A lo largo de su historia, Venezuela se caracterizó por ser un país que recibía inmigrantes provenientes de distintas latitudes; desde los españoles que huían de la guerra civil, pasando por los portugueses, italianos, centroeuropeos, cada uno de ellos escapando de sus propios conflictos, hasta los perseguidos por las dictaduras militares del Cono Sur, o los colombianos que venían a “la Venezuela saudita”, en busca de un futuro mejor. Pero todo eso cambió, y no precisamente para mejor. Ahora nadie quiere venir a Venezuela, ni siquiera para hacer turismo, y tampoco tiene sentido que exponga su vida al hacerlo. Muy por el contrario, es un hecho cotidiano el que los medios de comunicación informen sobre los venezolanos que han emigrado al exterior y, en su mayoría, sin planes para regresar. Millones de venezolanos que se han ido para no volver, ya sea por ser víctimas de la persecución política, por haber sido despedidos de sus empleos en Pdvsa o en la administración pública, por ser jóvenes a quienes este país no tiene nada que ofrecerles, por tratarse de madres desesperadas que aquí no consiguen cómo alimentar a sus hijos, o por ser personas mayores que han perdido toda esperanza de recuperar lo que alguna vez fue una “tierra de gracia”.

Según la Organización Internacional de Migraciones, solo en los últimos tres años, dos millones y medio de venezolanos debieron dejar sus hogares para emigrar a tierras lejanas, en busca del pan y la libertad que aquí se les niega. No todos ellos son “limpiapocetas” como, vil y despectivamente, les llamó Nicolás Maduro.
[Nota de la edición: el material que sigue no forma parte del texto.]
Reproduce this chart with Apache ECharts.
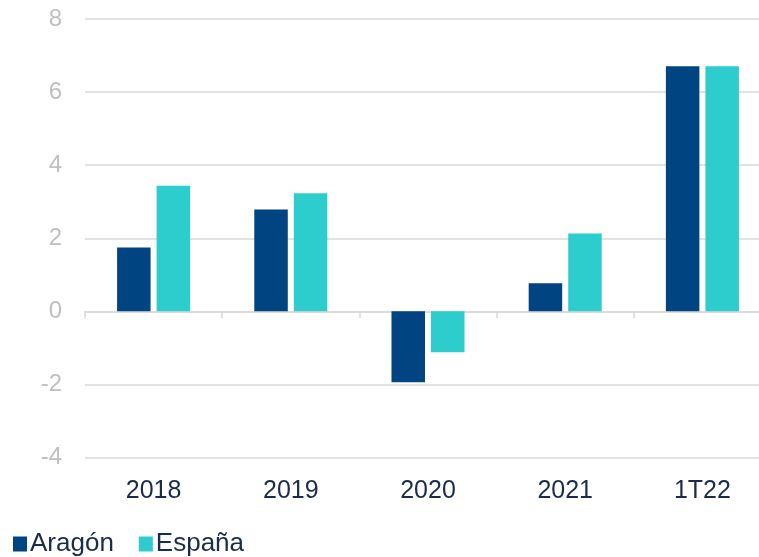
<!DOCTYPE html>
<html>
<head>
<meta charset="utf-8">
<script src="https://cdn.jsdelivr.net/npm/echarts@6/dist/echarts.min.js"></script>
<style>
html,body{margin:0;padding:0;background:#fff;}
#chart{width:759px;height:557px;}
</style>
</head>
<body>
<div id="chart"></div>
<script>
const categories = ['2018', '2019', '2020', '2021', '1T22'];
const aragon = [1.75, 2.79, -1.94, 0.77, 6.71];
const espana = [3.44, 3.23, -1.12, 2.13, 6.71];
const seriesNames = ['Aragón', 'España'];
const yTicks = { min: -4, max: 8, interval: 2 };

const chart = echarts.init(document.getElementById('chart'), null, { renderer: 'canvas' });
const font = '"Liberation Sans", Arial, sans-serif';
chart.setOption({
  animation: false,
  textStyle: { fontFamily: font },
  grid: { left: 85, width: 686, top: 19, height: 438.5, containLabel: false, outerBoundsMode: 'none' },
  legend: {
    left: 8, top: 526,
    itemWidth: 14, itemHeight: 15, itemGap: 25,
    icon: 'rect',
    textStyle: { fontFamily: font, fontSize: 26, color: '#1a2b4c', padding: [0, 0, 0, -2] },
    data: seriesNames
  },
  xAxis: [
    {
      type: 'category', data: categories,
      axisLine: { show: false, onZero: false },
      axisTick: { show: false },
      axisLabel: { fontFamily: font, fontSize: 25, color: '#1a2b4c', margin: 21 }
    },
    {
      type: 'category', data: categories, position: 'bottom',
      axisLine: { show: true, onZero: true, lineStyle: { color: '#d9d9d9', width: 1.5 } },
      axisTick: { show: true, length: 7, lineStyle: { color: '#d9d9d9', width: 1.5 } },
      axisLabel: { show: false }
    }
  ],
  yAxis: {
    type: 'value', min: yTicks.min, max: yTicks.max, interval: yTicks.interval,
    axisLine: { show: false }, axisTick: { show: false },
    axisLabel: { fontFamily: font, fontSize: 24, color: '#bfbfbf', margin: 23 },
    splitLine: { lineStyle: { color: '#d9d9d9', width: 1.5 } }
  },
  series: [
    { name: seriesNames[0], type: 'bar', data: aragon, xAxisIndex: 0,
      barWidth: 33.5, barGap: '18%', itemStyle: { color: '#004481' } },
    { name: seriesNames[1], type: 'bar', data: espana, xAxisIndex: 0,
      barWidth: 33.5, barGap: '18%', itemStyle: { color: '#2dcccd' } }
  ]
});
</script>
</body>
</html>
Entre esos emigrantes hay gente altamente calificada, que hoy está en grandes centros de investigación académica, en organismos internacionales o en empresas en las que se valoran su experiencia y sus conocimientos. Es cierto que otros no han tenido la misma fortuna, y hoy deambulan por las calles y plazas de Brasil, Colombia, Panamá, u otros países, realizando pequeños trabajos para sobrevivir, o subsistiendo gracias a la generosidad de familiares y amigos.

De haber sido un lugar de asilo y refugio para los perseguidos políticos por dictaduras de distinto cuño, y de haber ofrecido trabajo y dignidad a quienes venían de la Europa empobrecida de la posguerra, o de países vecinos que no crecían al mismo ritmo, Venezuela se ha convertido en una nación de inmigrantes, expulsados de su tierra por una banda de granujas que secuestró las instituciones. Quienes han tenido que emigrar no han sido vencidos en la batalla política por un adversario leal, aunque incompetente, sino por quienes han traicionado a la patria.

Cuesta comprender cómo lo que alguna vez fue una nación próspera, pujante y plena de recursos hoy día sea un país empobrecido, pendiente de la ayuda humanitaria que otros le puedan brindar. En 20 años de mal gobierno, eso es lo que ha logrado el chavismo; ese es, ahora, el mayor mérito de Maduro: haber enviado al exilio político o económico a millones de venezolanos.

Quienes se han ido en busca de la seguridad y de la libertad que aquí no tienen, así como del bienestar económico que aquí tampoco podían conseguir, desde tierras lejanas, podrán seguir luchando por Venezuela y su gente; su trabajo será bien retribuido y su talento será reconocido. Pero pocas cosas marcan tanto la vida de una persona como el tener que emigrar a otro país, sacrificando sus proyectos de vida, dejando atrás a familiares y amigos, y teniendo que echar raíces en otra nación, con una cultura que le es ajena. El exilio no es una aventura que se emprende por placer; en este caso, cuando los que deberían irse son los responsables de la debacle económica que estamos padeciendo, el desarraigo es el castigo que una tiranía le está imponiendo a un bravo pueblo que se ha negado a doblegarse.